Maybe it’s the license that web comicking gives me to not take it all so seriously. I can just turn the short scenes of witty banter and random shenanigans into four-panel stories without having to worry about plotting and plans, three-act structures and character studies.
Then there’s the actual drawing aspect of it. I’ve a very visual imagination and drawing feels like I’m putting a chunk of me on the page, even if the result doesn’t match what’s in my mind’s eye. And in that regard, it always surprises me just what comes onto the page; that I might not be as good as I wish but I’m better than I fear.
Re-discovering this outlet has changed how I feel about myself. See, now that I can do this – create something and put it out in public – I feel confident in myself enough to revisit freelancing, to take some of the things I’ve learned from the sidelines and put them into practice. I know know I can create, refine and ship something for me; maybe I can start doing that for others.
Even the Paid to Play Podcast is making more sense now; as I know what it feels like to really make something that comes from you, I have a better idea of the kind of people I want to talk with and the questions I want to ask.
Finally, I’m even finding enthusiasm for the little things I normally avoid; things like weeding the vegetable bed or doing push-ups every day. Okay, the meditation could well be helping there, too. But doing something I truly enjoy – that I don’t feel guilty for setting aside once I’ve done enough for now – means that I don’t get that “Shouldn’t you be working on your income? Your future?” feeling that I used to get when doing chores.

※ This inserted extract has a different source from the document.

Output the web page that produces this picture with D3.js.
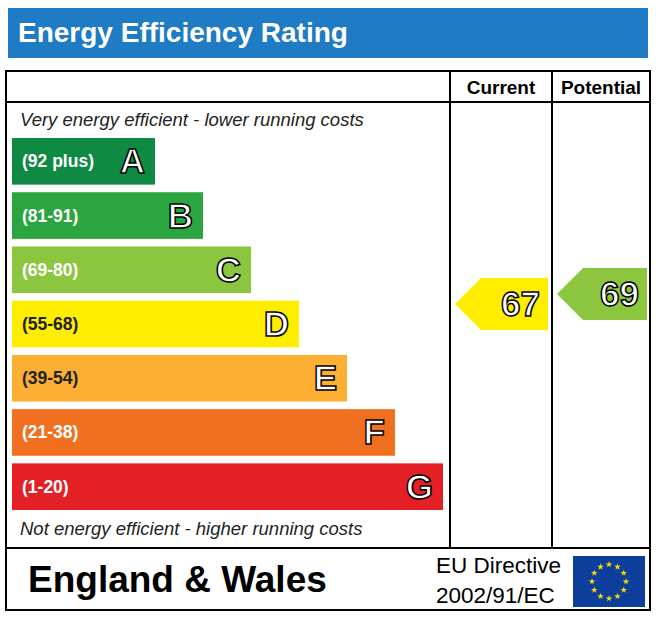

Four Ways To Find and Do Your Creative Thing
- If you feel like you want to make some sort of change in your life, especially if it revolves around a business, start by doing something creative, something that really comes from you. Leave how it might make you money aside for now and just indulge your love. You never can tell who will find value in what you do.
- If you’re not sure what your creative thing is, let me re-iterate some advice I’ve seen a bit: Do what you’ve always done, or what you used to do. Mine your past, especially when you were a child, as I did with drawing, and try those things out again with your grown-up eyes, hands, skills.
- If you find yourself losing enthusiasm for what you’re doing, try something else. Trust your instincts. If your intellect is telling you the thing you’re doing could make you rich but you dislike the action of making it so much you’re avoiding it on a regular basis (and might even be despising yourself for being “lazy”), go with your emotions; you’ll save yourself a lot of misery.
- Make each unit of your thing small enough that you can polish it and put it out in public in a short time frame. I give myself a week for each comic I do; you can do whatever suits you, but I do suggest making sure you can put something new out on a regular basis. I reckon the biggest confidence boost drawing web comics gives me is being able to mark it “done” and upload it to my server. Even if I don’t get feedback or praise (and that good old need for approval has me hitting my server stats more than is healthy), I’ve shipped something and am going to ship another thing soon – which is what makes me think I can make things specifically for others and ship them to them in a timely manner.
What things are you doing?
What’s your creative outlet? What do you make when no one’s looking, with no (or only idle) dreams of reward?
What things have you tried and set aside?
What things are you doing at the moment – or, more accurately, not doing at the moment – that you’re beating yourself up about?
Oh, and: Do you remember The Trap Door too?